→ Provided entries:
======

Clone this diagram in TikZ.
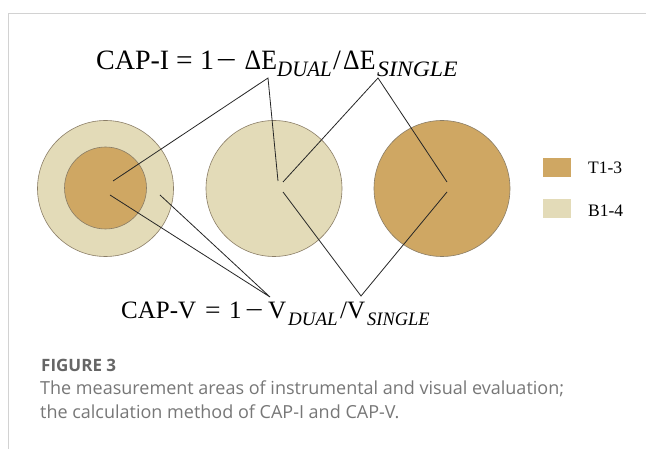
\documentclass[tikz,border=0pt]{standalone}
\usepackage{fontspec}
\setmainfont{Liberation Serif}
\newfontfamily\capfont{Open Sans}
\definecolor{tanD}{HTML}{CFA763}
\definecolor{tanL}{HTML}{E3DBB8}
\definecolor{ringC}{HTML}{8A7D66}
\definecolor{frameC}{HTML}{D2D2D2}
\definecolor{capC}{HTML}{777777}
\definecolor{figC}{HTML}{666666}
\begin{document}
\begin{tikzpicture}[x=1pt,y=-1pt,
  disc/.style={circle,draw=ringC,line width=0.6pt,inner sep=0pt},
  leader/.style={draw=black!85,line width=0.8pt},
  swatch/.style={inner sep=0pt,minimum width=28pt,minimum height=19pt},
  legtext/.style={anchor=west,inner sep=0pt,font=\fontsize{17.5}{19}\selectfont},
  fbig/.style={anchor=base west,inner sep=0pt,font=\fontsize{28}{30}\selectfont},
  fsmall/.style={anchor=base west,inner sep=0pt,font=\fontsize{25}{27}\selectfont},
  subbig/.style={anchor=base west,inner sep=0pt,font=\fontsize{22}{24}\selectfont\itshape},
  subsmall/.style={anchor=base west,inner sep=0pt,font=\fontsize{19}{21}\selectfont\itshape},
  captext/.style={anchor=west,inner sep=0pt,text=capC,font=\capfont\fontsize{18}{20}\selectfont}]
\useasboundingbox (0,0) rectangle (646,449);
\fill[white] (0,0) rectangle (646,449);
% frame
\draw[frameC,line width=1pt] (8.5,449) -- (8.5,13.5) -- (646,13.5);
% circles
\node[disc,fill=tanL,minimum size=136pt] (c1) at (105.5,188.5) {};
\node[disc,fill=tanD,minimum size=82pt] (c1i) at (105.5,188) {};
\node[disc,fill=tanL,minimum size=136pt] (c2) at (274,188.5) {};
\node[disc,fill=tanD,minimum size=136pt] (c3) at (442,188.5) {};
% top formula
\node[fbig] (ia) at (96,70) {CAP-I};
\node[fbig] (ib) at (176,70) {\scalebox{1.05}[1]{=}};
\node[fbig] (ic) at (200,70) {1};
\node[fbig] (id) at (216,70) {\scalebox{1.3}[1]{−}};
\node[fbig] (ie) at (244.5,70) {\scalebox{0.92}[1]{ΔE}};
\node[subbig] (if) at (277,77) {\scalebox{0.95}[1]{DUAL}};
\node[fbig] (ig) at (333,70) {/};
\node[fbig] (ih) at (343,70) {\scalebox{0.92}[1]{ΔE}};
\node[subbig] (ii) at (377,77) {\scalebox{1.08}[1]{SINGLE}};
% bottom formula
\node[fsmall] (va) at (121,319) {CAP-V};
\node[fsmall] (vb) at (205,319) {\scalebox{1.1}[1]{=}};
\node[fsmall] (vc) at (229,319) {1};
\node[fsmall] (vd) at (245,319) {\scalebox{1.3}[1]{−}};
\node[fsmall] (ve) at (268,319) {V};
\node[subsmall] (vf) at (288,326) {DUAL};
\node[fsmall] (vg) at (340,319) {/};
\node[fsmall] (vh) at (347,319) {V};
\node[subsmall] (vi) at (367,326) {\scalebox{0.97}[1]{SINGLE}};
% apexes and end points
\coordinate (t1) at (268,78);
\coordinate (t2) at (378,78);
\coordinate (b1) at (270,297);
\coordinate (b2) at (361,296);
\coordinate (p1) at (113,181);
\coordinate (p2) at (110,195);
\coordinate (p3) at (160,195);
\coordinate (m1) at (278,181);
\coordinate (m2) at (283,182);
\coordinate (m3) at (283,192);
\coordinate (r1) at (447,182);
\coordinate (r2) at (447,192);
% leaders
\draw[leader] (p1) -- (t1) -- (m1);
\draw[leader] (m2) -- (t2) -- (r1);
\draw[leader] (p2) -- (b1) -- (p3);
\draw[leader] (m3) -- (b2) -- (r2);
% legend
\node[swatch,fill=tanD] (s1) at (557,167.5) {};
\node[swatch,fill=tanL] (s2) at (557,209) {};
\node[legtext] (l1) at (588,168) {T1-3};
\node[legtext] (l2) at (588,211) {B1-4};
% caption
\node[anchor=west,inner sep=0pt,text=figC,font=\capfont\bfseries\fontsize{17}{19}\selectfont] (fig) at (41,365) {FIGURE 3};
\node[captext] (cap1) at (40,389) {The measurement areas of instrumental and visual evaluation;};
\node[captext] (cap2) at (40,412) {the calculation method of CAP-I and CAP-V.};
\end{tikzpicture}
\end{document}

======

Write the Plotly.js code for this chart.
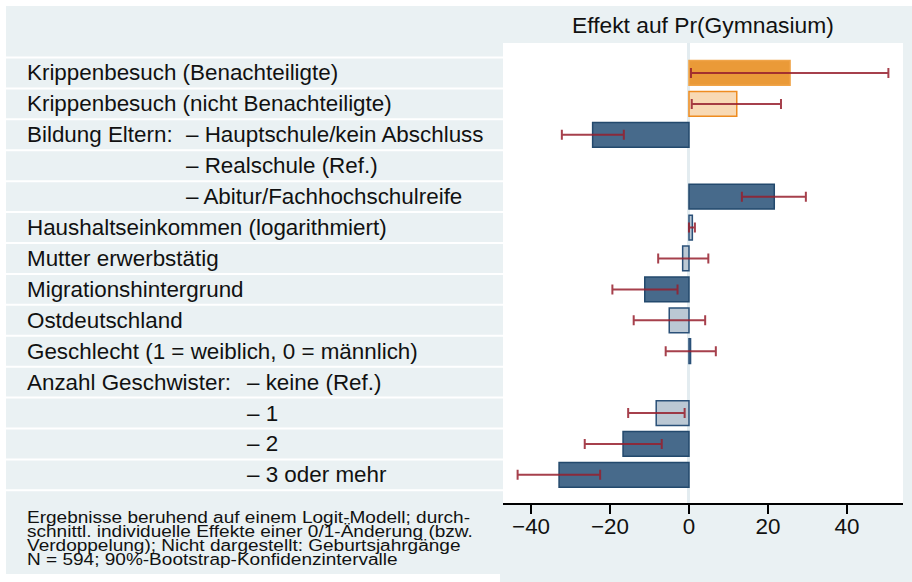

======

→ Aim:
Pick out and copy every line that contains the word "this".

→ Exercise output:
Clone this diagram in TikZ.
Write the Plotly.js code for this chart.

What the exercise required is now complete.